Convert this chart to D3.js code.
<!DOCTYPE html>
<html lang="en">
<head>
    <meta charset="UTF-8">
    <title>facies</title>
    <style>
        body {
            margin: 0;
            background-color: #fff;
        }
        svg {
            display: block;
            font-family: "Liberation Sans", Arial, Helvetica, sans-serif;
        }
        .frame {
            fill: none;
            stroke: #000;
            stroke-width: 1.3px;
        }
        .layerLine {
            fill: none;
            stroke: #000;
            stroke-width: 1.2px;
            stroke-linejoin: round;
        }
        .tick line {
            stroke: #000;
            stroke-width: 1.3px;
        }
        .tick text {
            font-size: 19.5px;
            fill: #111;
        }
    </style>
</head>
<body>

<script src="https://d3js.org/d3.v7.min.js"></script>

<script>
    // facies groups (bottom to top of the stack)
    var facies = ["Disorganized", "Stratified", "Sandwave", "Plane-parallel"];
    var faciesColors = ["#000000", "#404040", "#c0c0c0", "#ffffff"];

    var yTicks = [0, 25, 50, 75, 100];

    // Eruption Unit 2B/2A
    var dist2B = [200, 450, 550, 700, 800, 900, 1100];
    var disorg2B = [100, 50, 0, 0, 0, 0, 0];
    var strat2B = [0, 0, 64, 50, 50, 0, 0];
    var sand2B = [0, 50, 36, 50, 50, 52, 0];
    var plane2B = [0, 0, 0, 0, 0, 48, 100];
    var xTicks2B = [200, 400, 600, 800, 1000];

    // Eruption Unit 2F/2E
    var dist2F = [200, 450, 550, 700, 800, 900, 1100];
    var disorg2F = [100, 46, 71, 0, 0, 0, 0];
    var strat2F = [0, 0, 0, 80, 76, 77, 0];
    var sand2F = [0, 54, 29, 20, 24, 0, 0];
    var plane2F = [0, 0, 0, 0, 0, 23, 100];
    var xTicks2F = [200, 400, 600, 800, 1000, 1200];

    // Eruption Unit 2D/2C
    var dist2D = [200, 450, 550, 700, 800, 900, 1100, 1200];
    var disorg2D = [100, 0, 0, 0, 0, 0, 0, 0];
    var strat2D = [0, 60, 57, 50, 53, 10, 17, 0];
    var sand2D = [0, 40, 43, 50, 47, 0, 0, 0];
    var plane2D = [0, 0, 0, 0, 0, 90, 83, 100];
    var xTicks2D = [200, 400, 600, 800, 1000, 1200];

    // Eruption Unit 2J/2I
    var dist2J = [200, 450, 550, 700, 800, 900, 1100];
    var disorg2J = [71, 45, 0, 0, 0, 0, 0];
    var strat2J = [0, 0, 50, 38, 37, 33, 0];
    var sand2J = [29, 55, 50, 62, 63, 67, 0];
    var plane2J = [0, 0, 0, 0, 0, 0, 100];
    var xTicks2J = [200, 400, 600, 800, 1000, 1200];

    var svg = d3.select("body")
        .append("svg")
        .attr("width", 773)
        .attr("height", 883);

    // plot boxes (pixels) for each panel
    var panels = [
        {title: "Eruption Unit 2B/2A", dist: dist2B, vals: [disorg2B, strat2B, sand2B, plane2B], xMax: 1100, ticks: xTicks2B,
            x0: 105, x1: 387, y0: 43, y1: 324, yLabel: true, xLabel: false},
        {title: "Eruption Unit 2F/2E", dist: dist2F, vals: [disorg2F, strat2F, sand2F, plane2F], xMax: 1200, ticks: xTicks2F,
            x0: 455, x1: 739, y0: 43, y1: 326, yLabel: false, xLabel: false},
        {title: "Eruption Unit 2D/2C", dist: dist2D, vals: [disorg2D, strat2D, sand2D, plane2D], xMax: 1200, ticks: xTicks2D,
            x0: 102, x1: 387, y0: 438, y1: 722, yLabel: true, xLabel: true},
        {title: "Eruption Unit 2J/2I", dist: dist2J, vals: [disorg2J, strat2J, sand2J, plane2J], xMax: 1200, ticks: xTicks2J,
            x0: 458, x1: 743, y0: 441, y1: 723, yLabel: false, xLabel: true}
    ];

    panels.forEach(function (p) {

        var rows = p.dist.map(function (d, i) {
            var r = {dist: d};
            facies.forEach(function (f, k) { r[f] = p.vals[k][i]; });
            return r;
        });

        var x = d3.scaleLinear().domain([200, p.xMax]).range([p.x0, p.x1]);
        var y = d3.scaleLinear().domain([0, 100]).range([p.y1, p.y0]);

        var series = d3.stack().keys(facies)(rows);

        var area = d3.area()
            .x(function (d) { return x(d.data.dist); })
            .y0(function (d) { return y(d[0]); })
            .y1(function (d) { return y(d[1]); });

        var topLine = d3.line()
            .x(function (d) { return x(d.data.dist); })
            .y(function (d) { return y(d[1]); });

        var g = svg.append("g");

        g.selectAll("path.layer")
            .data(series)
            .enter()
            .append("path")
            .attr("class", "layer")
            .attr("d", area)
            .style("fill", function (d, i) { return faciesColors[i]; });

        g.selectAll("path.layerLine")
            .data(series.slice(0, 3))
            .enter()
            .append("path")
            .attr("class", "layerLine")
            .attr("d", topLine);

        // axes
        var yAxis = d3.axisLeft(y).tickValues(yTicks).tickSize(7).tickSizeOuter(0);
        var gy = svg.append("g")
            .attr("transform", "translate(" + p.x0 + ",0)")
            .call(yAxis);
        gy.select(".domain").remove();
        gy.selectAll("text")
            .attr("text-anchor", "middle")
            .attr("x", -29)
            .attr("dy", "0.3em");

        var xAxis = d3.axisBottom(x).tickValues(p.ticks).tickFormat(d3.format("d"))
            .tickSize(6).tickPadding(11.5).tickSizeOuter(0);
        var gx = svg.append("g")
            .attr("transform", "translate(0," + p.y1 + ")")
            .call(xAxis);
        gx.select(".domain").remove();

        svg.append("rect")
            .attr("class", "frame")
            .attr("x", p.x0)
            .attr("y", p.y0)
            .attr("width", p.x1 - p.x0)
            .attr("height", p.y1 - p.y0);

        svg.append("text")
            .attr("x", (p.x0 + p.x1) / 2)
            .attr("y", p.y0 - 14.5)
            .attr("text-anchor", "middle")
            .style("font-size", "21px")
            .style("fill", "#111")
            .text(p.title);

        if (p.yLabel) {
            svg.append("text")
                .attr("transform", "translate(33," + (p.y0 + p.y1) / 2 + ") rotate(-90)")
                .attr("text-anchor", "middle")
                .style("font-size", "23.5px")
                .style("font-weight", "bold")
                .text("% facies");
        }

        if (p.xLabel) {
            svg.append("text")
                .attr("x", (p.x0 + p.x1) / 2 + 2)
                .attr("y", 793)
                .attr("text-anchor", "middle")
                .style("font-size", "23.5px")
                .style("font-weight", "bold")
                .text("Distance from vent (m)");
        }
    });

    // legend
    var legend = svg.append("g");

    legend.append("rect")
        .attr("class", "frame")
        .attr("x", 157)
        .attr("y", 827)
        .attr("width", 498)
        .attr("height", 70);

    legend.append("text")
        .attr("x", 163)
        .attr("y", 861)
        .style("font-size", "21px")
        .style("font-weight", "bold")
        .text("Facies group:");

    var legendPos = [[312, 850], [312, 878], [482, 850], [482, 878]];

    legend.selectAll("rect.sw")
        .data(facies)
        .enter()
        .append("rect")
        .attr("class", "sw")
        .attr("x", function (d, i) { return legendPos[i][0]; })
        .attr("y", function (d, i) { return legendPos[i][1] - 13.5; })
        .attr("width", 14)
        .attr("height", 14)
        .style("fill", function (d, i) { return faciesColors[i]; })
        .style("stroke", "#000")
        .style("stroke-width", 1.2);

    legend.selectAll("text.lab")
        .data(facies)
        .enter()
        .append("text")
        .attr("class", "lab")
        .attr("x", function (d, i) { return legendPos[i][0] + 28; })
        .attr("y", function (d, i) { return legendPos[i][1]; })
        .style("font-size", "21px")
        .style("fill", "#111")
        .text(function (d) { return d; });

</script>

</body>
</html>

☆ ☆ ☆ ☆

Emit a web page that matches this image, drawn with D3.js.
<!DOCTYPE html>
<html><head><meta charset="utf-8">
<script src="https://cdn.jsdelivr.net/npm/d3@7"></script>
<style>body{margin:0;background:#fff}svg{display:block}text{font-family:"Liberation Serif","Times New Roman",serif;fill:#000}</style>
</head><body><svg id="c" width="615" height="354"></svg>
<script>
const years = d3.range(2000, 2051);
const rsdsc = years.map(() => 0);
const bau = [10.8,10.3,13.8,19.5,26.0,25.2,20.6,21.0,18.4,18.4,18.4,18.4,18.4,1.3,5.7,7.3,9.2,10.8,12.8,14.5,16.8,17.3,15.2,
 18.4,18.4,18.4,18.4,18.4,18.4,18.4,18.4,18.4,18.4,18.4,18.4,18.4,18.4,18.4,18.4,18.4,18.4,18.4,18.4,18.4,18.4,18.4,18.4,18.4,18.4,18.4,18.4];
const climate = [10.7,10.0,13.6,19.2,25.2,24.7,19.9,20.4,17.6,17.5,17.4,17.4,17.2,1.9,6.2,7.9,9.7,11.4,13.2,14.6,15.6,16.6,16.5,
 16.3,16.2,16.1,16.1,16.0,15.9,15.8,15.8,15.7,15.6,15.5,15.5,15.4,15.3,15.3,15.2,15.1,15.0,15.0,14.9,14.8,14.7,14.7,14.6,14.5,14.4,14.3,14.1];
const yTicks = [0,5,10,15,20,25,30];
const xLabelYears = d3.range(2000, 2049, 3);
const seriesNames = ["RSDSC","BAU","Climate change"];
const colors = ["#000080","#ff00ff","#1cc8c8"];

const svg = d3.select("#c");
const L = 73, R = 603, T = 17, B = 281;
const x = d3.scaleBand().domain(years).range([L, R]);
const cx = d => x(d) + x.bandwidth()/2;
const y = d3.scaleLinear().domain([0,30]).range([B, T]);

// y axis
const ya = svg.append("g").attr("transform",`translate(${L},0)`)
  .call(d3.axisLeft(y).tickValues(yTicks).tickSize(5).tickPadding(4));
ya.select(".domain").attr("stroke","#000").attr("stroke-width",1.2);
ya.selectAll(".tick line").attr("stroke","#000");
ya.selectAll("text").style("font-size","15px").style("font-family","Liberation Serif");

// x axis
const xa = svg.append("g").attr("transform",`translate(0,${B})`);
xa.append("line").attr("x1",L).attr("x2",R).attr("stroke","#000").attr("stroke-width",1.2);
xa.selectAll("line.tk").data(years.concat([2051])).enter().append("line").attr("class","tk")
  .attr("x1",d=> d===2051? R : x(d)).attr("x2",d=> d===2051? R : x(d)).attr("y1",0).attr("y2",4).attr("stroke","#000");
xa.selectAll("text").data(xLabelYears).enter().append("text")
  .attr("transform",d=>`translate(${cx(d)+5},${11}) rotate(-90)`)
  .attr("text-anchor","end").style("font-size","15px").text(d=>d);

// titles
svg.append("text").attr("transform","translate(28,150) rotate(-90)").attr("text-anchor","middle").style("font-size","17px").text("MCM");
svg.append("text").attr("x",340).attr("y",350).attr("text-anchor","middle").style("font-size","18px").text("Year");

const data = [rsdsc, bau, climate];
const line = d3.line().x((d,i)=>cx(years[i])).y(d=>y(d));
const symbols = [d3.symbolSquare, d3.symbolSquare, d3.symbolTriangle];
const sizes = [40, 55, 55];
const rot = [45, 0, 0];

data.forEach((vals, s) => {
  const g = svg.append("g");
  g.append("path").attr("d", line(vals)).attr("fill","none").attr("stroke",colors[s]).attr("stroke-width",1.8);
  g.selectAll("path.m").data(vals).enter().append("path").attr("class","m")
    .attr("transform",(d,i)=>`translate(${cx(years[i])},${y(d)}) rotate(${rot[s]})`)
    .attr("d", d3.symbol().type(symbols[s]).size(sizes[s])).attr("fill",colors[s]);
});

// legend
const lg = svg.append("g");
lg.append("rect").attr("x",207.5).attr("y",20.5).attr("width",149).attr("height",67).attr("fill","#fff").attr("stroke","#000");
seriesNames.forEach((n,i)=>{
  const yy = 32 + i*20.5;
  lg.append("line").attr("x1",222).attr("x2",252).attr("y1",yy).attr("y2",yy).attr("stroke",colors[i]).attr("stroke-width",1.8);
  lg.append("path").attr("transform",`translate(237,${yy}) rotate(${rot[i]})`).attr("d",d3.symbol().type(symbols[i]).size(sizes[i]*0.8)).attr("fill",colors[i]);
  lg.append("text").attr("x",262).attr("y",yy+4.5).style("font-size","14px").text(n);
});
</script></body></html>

☆ ☆ ☆ ☆

Of the lines above, extract only those from the line with "Convert this chart to D3.js code." to the line with "var xTicks2B = [200, 400, 600, 800, 1000];", both included, exactly as written.

◆ WRITTEN REPLY ◆
Convert this chart to D3.js code.
<!DOCTYPE html>
<html lang="en">
<head>
    <meta charset="UTF-8">
    <title>facies</title>
    <style>
        body {
            margin: 0;
            background-color: #fff;
        }
        svg {
            display: block;
            font-family: "Liberation Sans", Arial, Helvetica, sans-serif;
        }
        .frame {
            fill: none;
            stroke: #000;
            stroke-width: 1.3px;
        }
        .layerLine {
            fill: none;
            stroke: #000;
            stroke-width: 1.2px;
            stroke-linejoin: round;
        }
        .tick line {
            stroke: #000;
            stroke-width: 1.3px;
        }
        .tick text {
            font-size: 19.5px;
            fill: #111;
        }
    </style>
</head>
<body>

<script src="https://d3js.org/d3.v7.min.js"></script>

<script>
    // facies groups (bottom to top of the stack)
    var facies = ["Disorganized", "Stratified", "Sandwave", "Plane-parallel"];
    var faciesColors = ["#000000", "#404040", "#c0c0c0", "#ffffff"];

    var yTicks = [0, 25, 50, 75, 100];

    // Eruption Unit 2B/2A
    var dist2B = [200, 450, 550, 700, 800, 900, 1100];
    var disorg2B = [100, 50, 0, 0, 0, 0, 0];
    var strat2B = [0, 0, 64, 50, 50, 0, 0];
    var sand2B = [0, 50, 36, 50, 50, 52, 0];
    var plane2B = [0, 0, 0, 0, 0, 48, 100];
    var xTicks2B = [200, 400, 600, 800, 1000];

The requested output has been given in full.